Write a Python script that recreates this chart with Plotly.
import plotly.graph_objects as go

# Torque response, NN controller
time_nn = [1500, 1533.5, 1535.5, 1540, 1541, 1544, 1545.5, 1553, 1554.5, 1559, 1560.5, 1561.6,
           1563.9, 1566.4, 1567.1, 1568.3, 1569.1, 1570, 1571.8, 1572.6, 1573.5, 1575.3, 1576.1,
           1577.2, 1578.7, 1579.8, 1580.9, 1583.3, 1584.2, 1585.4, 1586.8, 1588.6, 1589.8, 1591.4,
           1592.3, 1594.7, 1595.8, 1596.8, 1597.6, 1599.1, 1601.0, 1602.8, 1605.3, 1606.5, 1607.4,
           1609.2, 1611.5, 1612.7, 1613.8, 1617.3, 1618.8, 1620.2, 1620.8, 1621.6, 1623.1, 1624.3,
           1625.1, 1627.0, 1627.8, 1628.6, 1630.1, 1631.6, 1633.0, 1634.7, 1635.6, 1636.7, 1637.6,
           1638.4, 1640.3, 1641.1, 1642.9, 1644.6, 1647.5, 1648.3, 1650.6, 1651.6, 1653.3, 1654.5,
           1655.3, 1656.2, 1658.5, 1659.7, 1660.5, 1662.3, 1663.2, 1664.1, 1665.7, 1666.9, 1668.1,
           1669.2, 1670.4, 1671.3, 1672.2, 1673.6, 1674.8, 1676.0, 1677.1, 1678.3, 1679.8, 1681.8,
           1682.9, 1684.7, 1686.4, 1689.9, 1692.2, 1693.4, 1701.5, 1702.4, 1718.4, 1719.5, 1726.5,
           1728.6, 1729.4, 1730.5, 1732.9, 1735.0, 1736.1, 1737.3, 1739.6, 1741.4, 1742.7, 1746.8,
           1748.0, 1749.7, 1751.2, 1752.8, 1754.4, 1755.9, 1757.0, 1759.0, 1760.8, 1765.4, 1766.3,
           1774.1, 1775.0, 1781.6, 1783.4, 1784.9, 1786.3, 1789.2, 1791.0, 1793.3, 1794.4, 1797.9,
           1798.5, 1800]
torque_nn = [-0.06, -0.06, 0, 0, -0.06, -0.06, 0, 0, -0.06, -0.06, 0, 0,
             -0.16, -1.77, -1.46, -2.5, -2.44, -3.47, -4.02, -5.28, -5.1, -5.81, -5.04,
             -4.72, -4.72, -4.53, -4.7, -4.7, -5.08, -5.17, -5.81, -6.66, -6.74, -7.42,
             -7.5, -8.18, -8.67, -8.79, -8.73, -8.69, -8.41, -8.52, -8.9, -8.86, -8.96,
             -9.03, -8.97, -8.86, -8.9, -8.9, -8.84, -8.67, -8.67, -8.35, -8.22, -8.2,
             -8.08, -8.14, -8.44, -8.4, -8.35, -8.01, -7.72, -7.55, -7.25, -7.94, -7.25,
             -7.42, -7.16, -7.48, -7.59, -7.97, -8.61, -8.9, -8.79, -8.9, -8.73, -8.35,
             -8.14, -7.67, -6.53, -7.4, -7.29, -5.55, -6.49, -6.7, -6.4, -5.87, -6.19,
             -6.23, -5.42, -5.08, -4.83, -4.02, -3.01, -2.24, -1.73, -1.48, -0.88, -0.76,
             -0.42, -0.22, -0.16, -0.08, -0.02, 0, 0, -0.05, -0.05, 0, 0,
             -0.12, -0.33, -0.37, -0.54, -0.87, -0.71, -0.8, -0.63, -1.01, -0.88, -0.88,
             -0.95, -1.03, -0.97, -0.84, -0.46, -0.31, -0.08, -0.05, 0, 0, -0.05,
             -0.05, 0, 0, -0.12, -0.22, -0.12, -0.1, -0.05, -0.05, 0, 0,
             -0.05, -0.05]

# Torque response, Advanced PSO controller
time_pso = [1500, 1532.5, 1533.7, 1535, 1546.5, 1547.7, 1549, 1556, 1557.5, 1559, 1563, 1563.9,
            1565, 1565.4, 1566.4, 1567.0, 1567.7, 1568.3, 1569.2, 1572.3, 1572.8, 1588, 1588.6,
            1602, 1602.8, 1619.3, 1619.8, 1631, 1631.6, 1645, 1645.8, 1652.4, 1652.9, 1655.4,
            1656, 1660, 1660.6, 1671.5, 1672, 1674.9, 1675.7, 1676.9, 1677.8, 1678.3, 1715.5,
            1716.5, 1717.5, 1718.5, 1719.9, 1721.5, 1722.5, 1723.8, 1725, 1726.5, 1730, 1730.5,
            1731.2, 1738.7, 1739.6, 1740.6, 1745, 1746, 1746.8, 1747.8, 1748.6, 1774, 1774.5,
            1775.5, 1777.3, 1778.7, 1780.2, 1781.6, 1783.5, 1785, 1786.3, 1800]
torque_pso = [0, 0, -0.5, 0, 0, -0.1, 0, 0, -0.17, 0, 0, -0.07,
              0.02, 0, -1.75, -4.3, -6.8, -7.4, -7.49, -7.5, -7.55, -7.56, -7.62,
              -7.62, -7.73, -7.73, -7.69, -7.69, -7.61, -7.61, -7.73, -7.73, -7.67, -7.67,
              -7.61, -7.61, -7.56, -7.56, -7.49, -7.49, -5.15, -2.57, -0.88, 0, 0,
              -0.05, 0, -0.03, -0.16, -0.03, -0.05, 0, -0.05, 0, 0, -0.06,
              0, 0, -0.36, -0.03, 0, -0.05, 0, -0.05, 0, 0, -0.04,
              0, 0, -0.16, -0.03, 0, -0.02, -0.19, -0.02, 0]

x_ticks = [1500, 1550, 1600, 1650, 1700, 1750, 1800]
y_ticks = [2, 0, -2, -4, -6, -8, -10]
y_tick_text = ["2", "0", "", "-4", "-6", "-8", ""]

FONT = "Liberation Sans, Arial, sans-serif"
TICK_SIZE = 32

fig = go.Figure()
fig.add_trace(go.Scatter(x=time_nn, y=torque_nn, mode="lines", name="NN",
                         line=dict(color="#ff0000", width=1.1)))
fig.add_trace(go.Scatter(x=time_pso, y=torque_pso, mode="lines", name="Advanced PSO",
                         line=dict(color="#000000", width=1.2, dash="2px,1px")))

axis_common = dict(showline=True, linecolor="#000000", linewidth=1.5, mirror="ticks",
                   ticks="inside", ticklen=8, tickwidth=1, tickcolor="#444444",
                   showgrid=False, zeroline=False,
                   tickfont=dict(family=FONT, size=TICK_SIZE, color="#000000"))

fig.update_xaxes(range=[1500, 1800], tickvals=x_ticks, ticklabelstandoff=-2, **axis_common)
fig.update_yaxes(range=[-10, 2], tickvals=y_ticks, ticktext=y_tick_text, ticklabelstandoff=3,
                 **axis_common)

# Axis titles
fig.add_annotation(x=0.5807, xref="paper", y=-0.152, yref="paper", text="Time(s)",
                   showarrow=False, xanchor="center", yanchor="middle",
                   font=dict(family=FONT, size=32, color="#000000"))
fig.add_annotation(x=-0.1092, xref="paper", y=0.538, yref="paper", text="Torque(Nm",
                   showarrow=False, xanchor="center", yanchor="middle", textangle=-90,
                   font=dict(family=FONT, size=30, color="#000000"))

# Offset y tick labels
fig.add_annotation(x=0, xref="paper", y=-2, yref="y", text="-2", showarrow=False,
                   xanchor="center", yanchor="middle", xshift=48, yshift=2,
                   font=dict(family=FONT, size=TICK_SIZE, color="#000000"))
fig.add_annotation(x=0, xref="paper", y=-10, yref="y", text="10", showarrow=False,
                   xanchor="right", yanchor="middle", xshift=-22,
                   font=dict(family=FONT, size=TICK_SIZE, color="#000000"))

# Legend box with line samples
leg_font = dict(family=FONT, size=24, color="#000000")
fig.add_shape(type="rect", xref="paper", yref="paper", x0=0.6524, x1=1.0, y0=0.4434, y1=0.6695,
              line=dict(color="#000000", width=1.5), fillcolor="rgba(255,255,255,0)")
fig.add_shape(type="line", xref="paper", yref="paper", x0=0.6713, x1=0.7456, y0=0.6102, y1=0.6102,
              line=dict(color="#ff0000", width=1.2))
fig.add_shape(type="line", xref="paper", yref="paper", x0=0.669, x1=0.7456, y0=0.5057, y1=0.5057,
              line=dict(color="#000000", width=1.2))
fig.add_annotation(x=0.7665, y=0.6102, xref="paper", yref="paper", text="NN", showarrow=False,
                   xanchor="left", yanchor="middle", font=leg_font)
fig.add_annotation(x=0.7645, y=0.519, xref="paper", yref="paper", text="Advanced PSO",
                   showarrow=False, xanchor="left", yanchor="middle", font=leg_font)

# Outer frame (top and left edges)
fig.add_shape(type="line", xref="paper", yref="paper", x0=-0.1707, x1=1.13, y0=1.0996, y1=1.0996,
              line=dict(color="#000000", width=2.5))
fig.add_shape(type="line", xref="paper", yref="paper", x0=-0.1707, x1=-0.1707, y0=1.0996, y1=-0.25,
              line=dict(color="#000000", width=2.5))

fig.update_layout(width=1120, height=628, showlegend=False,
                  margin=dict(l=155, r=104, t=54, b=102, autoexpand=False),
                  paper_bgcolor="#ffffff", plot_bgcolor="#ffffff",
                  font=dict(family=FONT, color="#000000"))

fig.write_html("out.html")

-=-=-=-=-

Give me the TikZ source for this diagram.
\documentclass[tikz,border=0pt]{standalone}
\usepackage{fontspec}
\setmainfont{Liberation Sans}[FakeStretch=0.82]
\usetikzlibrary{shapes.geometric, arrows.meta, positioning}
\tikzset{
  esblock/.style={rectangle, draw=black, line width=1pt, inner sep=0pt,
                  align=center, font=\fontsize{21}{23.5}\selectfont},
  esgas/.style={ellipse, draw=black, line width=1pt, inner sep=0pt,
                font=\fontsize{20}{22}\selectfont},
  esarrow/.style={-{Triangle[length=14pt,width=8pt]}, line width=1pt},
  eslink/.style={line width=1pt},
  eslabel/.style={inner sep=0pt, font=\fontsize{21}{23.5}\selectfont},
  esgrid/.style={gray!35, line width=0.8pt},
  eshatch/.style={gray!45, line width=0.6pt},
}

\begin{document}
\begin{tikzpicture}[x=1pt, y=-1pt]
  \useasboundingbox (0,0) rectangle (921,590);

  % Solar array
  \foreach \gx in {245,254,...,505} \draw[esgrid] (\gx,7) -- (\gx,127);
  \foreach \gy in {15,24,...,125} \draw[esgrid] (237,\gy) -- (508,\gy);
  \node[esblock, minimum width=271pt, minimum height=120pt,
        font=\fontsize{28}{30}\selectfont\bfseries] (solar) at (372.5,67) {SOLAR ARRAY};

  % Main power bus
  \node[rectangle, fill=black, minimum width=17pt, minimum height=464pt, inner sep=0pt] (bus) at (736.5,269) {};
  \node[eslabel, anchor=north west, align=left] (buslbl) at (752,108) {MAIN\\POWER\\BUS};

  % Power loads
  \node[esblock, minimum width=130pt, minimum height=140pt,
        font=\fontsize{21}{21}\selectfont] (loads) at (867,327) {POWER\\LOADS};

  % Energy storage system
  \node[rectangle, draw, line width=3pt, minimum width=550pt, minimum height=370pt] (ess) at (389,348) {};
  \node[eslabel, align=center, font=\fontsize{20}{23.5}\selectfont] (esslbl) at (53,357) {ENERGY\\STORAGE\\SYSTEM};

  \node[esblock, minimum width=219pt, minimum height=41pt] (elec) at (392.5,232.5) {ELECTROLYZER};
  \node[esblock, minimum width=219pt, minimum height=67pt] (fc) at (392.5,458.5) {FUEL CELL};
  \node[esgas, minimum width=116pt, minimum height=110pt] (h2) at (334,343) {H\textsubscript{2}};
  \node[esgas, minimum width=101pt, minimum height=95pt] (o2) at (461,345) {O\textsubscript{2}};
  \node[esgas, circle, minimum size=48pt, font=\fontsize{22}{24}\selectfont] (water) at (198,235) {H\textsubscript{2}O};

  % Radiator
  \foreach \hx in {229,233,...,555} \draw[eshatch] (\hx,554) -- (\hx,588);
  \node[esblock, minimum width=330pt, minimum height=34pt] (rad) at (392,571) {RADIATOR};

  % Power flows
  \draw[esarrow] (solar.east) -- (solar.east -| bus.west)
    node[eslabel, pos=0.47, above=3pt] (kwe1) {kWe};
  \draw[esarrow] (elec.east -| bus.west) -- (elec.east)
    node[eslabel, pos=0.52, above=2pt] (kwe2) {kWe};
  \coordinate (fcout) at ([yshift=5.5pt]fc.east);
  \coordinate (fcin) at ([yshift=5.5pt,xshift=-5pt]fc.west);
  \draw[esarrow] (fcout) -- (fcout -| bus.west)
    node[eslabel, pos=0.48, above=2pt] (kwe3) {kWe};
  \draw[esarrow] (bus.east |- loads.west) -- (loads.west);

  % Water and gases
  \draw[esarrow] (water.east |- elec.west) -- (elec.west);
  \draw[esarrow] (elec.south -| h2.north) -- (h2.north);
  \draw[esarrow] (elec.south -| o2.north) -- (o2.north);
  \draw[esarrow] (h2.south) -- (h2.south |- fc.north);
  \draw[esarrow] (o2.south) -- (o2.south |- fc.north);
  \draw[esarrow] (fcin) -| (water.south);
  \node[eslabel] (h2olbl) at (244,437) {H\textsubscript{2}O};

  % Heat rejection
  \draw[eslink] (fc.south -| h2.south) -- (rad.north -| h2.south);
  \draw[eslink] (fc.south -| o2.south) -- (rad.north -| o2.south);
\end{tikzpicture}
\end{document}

-=-=-=-=-

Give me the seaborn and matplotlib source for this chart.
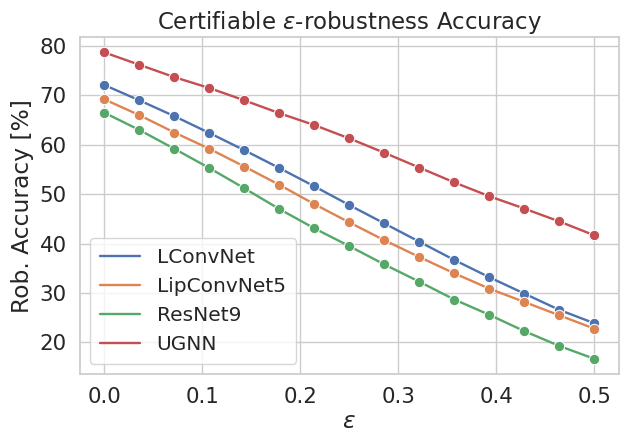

-=-=-=-=-

WHAT YOU SHOULD DO: Return the exact lines from the line with "Write a Python" to the line with "import plotly.graph_objects as go", inclusive of both, with nothing added.

COMPLETED EXERCISE:
Write a Python script that recreates this chart with Plotly.
import plotly.graph_objects as go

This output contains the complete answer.